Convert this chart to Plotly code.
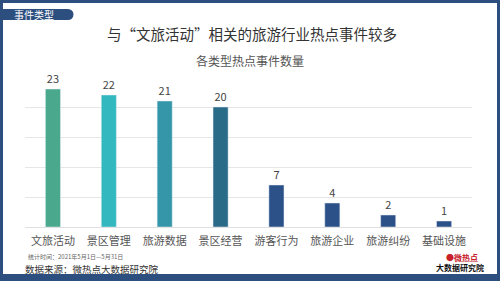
import plotly.graph_objects as go

categories = ["文旅活动", "景区管理", "旅游数据", "景区经营", "游客行为", "旅游企业", "旅游纠纷", "基础设施"]
values = [23, 22, 21, 20, 7, 4, 2, 1]
bar_colors = ["#4aa88c", "#33b8c0", "#3496a8", "#2a6b88", "#2b5188", "#2b5188", "#2b5188", "#2b5188"]

W, H = 500, 281
L, R, T, B = 25, 28, 77, 54
pw, ph = W - L - R, H - T - B

def px(x):
    return (x - L) / pw

def py(y):
    return (H - B - y) / ph

FONT = "Noto Sans CJK SC, Noto Sans, sans-serif"
FRAME = "#2c4f80"

fig = go.Figure(go.Bar(
    x=categories, y=values, marker_color=bar_colors, width=0.27,
    text=[str(v) for v in values], textposition="outside",
    textfont=dict(size=11, color="#444", family=FONT), cliponaxis=False,
))

shapes = [
    dict(type="rect", xref="paper", yref="paper", x0=px(0), x1=px(3), y0=py(281), y1=py(0), fillcolor=FRAME, line_width=0, layer="above"),
    dict(type="rect", xref="paper", yref="paper", x0=px(497), x1=px(500), y0=py(281), y1=py(0), fillcolor=FRAME, line_width=0, layer="above"),
    dict(type="rect", xref="paper", yref="paper", x0=px(0), x1=px(500), y0=py(3), y1=py(0), fillcolor=FRAME, line_width=0, layer="above"),
    dict(type="rect", xref="paper", yref="paper", x0=px(0), x1=px(500), y0=py(281), y1=py(274), fillcolor=FRAME, line_width=0, layer="above"),
    dict(type="rect", xref="paper", yref="paper", x0=px(0), x1=px(68), y0=py(20), y1=py(9), fillcolor=FRAME, line_width=0, layer="above"),
    dict(type="circle", xref="paper", yref="paper", x0=px(62.5), x1=px(73.5), y0=py(20), y1=py(9), fillcolor=FRAME, line_width=0, layer="above"),
]

annotations = [
    dict(text="事件类型", x=px(34), y=py(14.5), xref="paper", yref="paper", showarrow=False,
         font=dict(size=10, color="white", family=FONT), xanchor="center", yanchor="middle"),
    dict(text="与“文旅活动”相关的旅游行业热点事件较多", x=px(252), y=py(33), xref="paper", yref="paper", showarrow=False,
         font=dict(size=14.5, color="#333", family=FONT), xanchor="center", yanchor="middle"),
    dict(text="各类型热点事件数量", x=px(250), y=py(60), xref="paper", yref="paper", showarrow=False,
         font=dict(size=12, color="#555", family=FONT), xanchor="center", yanchor="middle"),
    dict(text="统计时间：2021年5月1日—5月31日", x=px(26), y=py(256.5), xref="paper", yref="paper", showarrow=False,
         font=dict(size=6, color="#666", family=FONT), xanchor="left", yanchor="middle"),
    dict(text="数据来源：微热点大数据研究院", x=px(23), y=py(268.5), xref="paper", yref="paper", showarrow=False,
         font=dict(size=9.5, color="#333", family=FONT), xanchor="left", yanchor="middle"),
    dict(text="<b>●</b><b>微热点</b>", x=px(462), y=py(257), xref="paper", yref="paper", showarrow=False,
         font=dict(size=8, color="#c8202a", family=FONT), xanchor="center", yanchor="middle"),
    dict(text="<b>大数据研究院</b>", x=px(460), y=py(267), xref="paper", yref="paper", showarrow=False,
         font=dict(size=8, color="#111", family=FONT), xanchor="center", yanchor="middle"),
]

fig.update_layout(
    width=W, height=H, margin=dict(l=L, r=R, t=T, b=B),
    paper_bgcolor="white", plot_bgcolor="white",
    showlegend=False, shapes=shapes, annotations=annotations,
    font=dict(family=FONT),
    xaxis=dict(showgrid=False, showline=False, ticks="", ticklabelstandoff=6,
               tickfont=dict(size=11, color="#555", family=FONT)),
    yaxis=dict(range=[0, 25], dtick=5, showgrid=True, gridcolor="#e6e6e6", gridwidth=1,
               showticklabels=False, zeroline=True, zerolinecolor="#e0e0e0", zerolinewidth=1, fixedrange=True),
)

fig.write_html("out.html")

════════════════

§ **AIM**
Omitting all images, print the listing exactly.

§ **RESPONSE FOR THIS EXERCISE**
Convert this chart to Plotly code.
import plotly.graph_objects as go

categories = ["文旅活动", "景区管理", "旅游数据", "景区经营", "游客行为", "旅游企业", "旅游纠纷", "基础设施"]
values = [23, 22, 21, 20, 7, 4, 2, 1]
bar_colors = ["#4aa88c", "#33b8c0", "#3496a8", "#2a6b88", "#2b5188", "#2b5188", "#2b5188", "#2b5188"]

W, H = 500, 281
L, R, T, B = 25, 28, 77, 54
pw, ph = W - L - R, H - T - B

def px(x):
    return (x - L) / pw

def py(y):
    return (H - B - y) / ph

FONT = "Noto Sans CJK SC, Noto Sans, sans-serif"
FRAME = "#2c4f80"

fig = go.Figure(go.Bar(
    x=categories, y=values, marker_color=bar_colors, width=0.27,
    text=[str(v) for v in values], textposition="outside",
    textfont=dict(size=11, color="#444", family=FONT), cliponaxis=False,
))

shapes = [
    dict(type="rect", xref="paper", yref="paper", x0=px(0), x1=px(3), y0=py(281), y1=py(0), fillcolor=FRAME, line_width=0, layer="above"),
    dict(type="rect", xref="paper", yref="paper", x0=px(497), x1=px(500), y0=py(281), y1=py(0), fillcolor=FRAME, line_width=0, layer="above"),
    dict(type="rect", xref="paper", yref="paper", x0=px(0), x1=px(500), y0=py(3), y1=py(0), fillcolor=FRAME, line_width=0, layer="above"),
    dict(type="rect", xref="paper", yref="paper", x0=px(0), x1=px(500), y0=py(281), y1=py(274), fillcolor=FRAME, line_width=0, layer="above"),
    dict(type="rect", xref="paper", yref="paper", x0=px(0), x1=px(68), y0=py(20), y1=py(9), fillcolor=FRAME, line_width=0, layer="above"),
    dict(type="circle", xref="paper", yref="paper", x0=px(62.5), x1=px(73.5), y0=py(20), y1=py(9), fillcolor=FRAME, line_width=0, layer="above"),
]

annotations = [
    dict(text="事件类型", x=px(34), y=py(14.5), xref="paper", yref="paper", showarrow=False,
         font=dict(size=10, color="white", family=FONT), xanchor="center", yanchor="middle"),
    dict(text="与“文旅活动”相关的旅游行业热点事件较多", x=px(252), y=py(33), xref="paper", yref="paper", showarrow=False,
         font=dict(size=14.5, color="#333", family=FONT), xanchor="center", yanchor="middle"),
    dict(text="各类型热点事件数量", x=px(250), y=py(60), xref="paper", yref="paper", showarrow=False,
         font=dict(size=12, color="#555", family=FONT), xanchor="center", yanchor="middle"),
    dict(text="统计时间：2021年5月1日—5月31日", x=px(26), y=py(256.5), xref="paper", yref="paper", showarrow=False,
         font=dict(size=6, color="#666", family=FONT), xanchor="left", yanchor="middle"),
    dict(text="数据来源：微热点大数据研究院", x=px(23), y=py(268.5), xref="paper", yref="paper", showarrow=False,
         font=dict(size=9.5, color="#333", family=FONT), xanchor="left", yanchor="middle"),
    dict(text="<b>●</b><b>微热点</b>", x=px(462), y=py(257), xref="paper", yref="paper", showarrow=False,
         font=dict(size=8, color="#c8202a", family=FONT), xanchor="center", yanchor="middle"),
    dict(text="<b>大数据研究院</b>", x=px(460), y=py(267), xref="paper", yref="paper", showarrow=False,
         font=dict(size=8, color="#111", family=FONT), xanchor="center", yanchor="middle"),
]

fig.update_layout(
    width=W, height=H, margin=dict(l=L, r=R, t=T, b=B),
    paper_bgcolor="white", plot_bgcolor="white",
    showlegend=False, shapes=shapes, annotations=annotations,
    font=dict(family=FONT),
    xaxis=dict(showgrid=False, showline=False, ticks="", ticklabelstandoff=6,
               tickfont=dict(size=11, color="#555", family=FONT)),
    yaxis=dict(range=[0, 25], dtick=5, showgrid=True, gridcolor="#e6e6e6", gridwidth=1,
               showticklabels=False, zeroline=True, zerolinecolor="#e0e0e0", zerolinewidth=1, fixedrange=True),
)

fig.write_html("out.html")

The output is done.